Command_line sensor and the (double) quote issue

Easy question: how to use this command

cat /config/.storage/core.device_registry | grep -c '"config_entries": '

(which is working perfectly on the command line) into a proper command for a command_line sensor?

I tried every possible constellation but HA refuses to create the sensor (config check fails). I’m pretty sure I ran into the famous quote/double quote issue with command_line sensors. What’s the allround solution to that problem?

The latest definition

command: 'cat /config/.storage/core.device_registry | grep -c '"config_entries": ''

gives

Error loading /config/configuration.yaml: while parsing a block mapping
  in "/config/integrations/system_statistics.yaml", line 803, column 5
expected <block end>, but found '<scalar>'
  in "/config/integrations/system_statistics.yaml", line 809, column 68

(where 68 is the first appearing ")

:x: escaping the "s does not work
:x:using double quotes instead of single ones on the outside did not work

Freaking me out.

How were you escaping the quotes?

In yaml a single quote is escaped with another single quote, not a backslash.

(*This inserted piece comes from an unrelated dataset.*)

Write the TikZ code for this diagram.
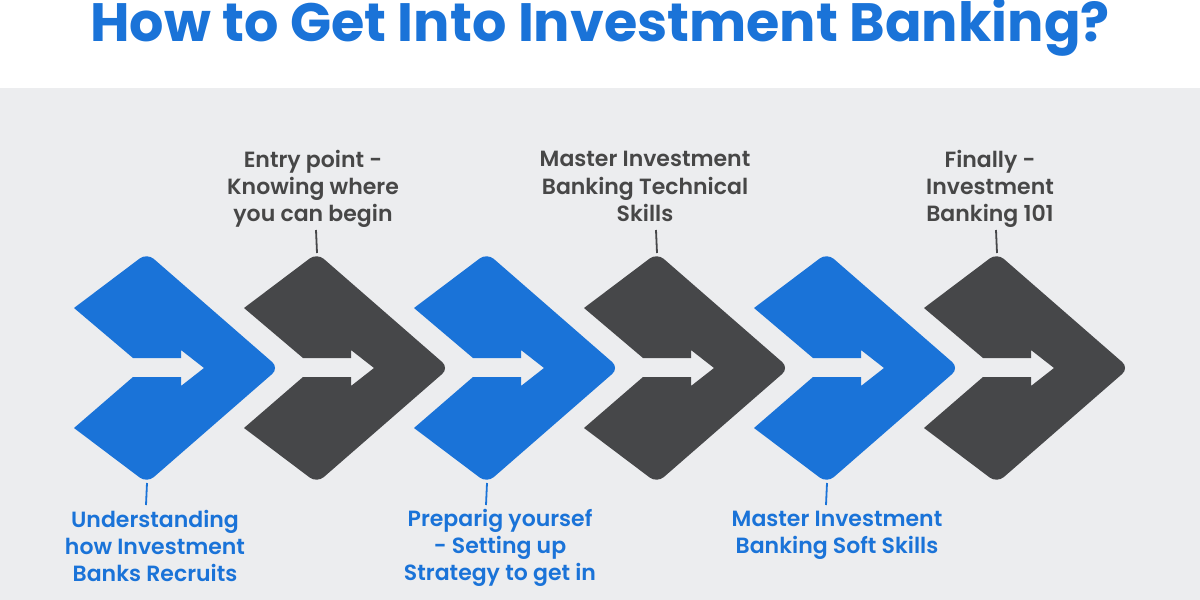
\documentclass[tikz,border=0pt]{standalone}
\usepackage{fontspec}
\setmainfont{Poppins}
\newfontfamily\labfont{Poppins SemiBold}
\definecolor{ibblue}{HTML}{1A73D8}
\definecolor{ibdark}{HTML}{464749}
\definecolor{ibtext}{HTML}{474747}
\definecolor{ibbg}{HTML}{ECEDEF}
\tikzset{
  titletext/.style={font=\bfseries\fontsize{54}{60}\selectfont, text=ibblue, inner sep=0pt, anchor=base},
  lab/.style={font=\labfont\fontsize{22}{27.3}\selectfont, align=center, inner sep=0pt},
  toplab/.style={lab, text=ibtext},
  botlab/.style={lab, text=ibblue},
  topline/.style={draw=ibdark, line width=1.8pt},
  botline/.style={draw=ibblue, line width=1.8pt}
}
\begin{document}
\begin{tikzpicture}[x=1pt,y=-1pt]
\fill[white] (0,0) rectangle (1200,88);
\fill[ibbg] (0,88) rectangle (1200,600);
\useasboundingbox (0,0) rectangle (1200,600);
\node[titletext] (title) at (600,41) {How to Get Into Investment Banking?};
% chevrons
\foreach \i/\c in {0/ibblue,1/ibdark,2/ibblue,3/ibdark,4/ibblue,5/ibdark}{
  \begin{scope}[shift={(\i*170,0)}]
    \fill[\c] (74,308) [rounded corners=9pt] -- (147,253) -- (279,368) -- (147,483) [sharp corners] -- (74,428)
      -- (133,377) -- (181,377) -- (181,386) -- (204,368) -- (181,350) -- (181,358) -- (133,358) -- cycle;
    \coordinate (v\i t) at (147,253);
    \coordinate (v\i b) at (147,483);
  \end{scope}
}
% labels
\node[botlab] (l1) at (155,546) {Understanding\\how Investment\\Banks Recruits};
\node[toplab] (l2) at (313,189) {Entry point -\\Knowing where\\you can begin};
\node[botlab] (l3) at (500,548) {Preparig yoursef\\- Setting up\\Strategy to get in};
\node[toplab] (l4) at (645,186.5) {Master Investment\\Banking Technical\\Skills};
\node[botlab] (l5) at (837,535) {Master Investment\\Banking Soft Skills};
\node[toplab] (l6) at (990,189) {Finally -\\Investment\\Banking 101};
% connector ends
\coordinate (e1) at (146,505);
\coordinate (e2) at (316,230);
\coordinate (e3) at (486,505);
\coordinate (e4) at (656,230);
\coordinate (e5) at (826,505);
\coordinate (e6) at (996,230);
\draw[botline] (v0b) -- (e1);
\draw[topline] (e2) -- (v1t);
\draw[botline] (v2b) -- (e3);
\draw[topline] (e4) -- (v3t);
\draw[botline] (v4b) -- (e5);
\draw[topline] (e6) -- (v5t);
\end{tikzpicture}
\end{document}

command: 'cat /config/.storage/core.device_registry | grep -c ''"config_entries": '''

The other option is to use a multi-line template that does not require quoting:

command: > 
  cat /config/.storage/core.device_registry | grep -c '"config_entries": '
2 Likes

In addition to what tom_l wrote, cating files to grep is just unnecessary overhead. grep can read files directly:

command: >
  grep -c '"config_entries": ' /config/.storage/core.device_registry
2 Likes

Nice. Thanks for that improvement. Does this work for advanced commands too where multiple pipes are used? In other words: dropping the cat is the only iteration I can achieve? Like

cat /config/.storage/core.device_registry | grep 'deleted_devices' -B 100000 | grep -c '"config_entries": '

I can (only) make this out of it:

grep 'deleted_devices' -B 10000 /config/.storage/core.device_registry | grep -c '"config_entries": '

I don’t think so, at least not with grep. I guess you could do it with awk or sed, but I don’t think it’s worth it.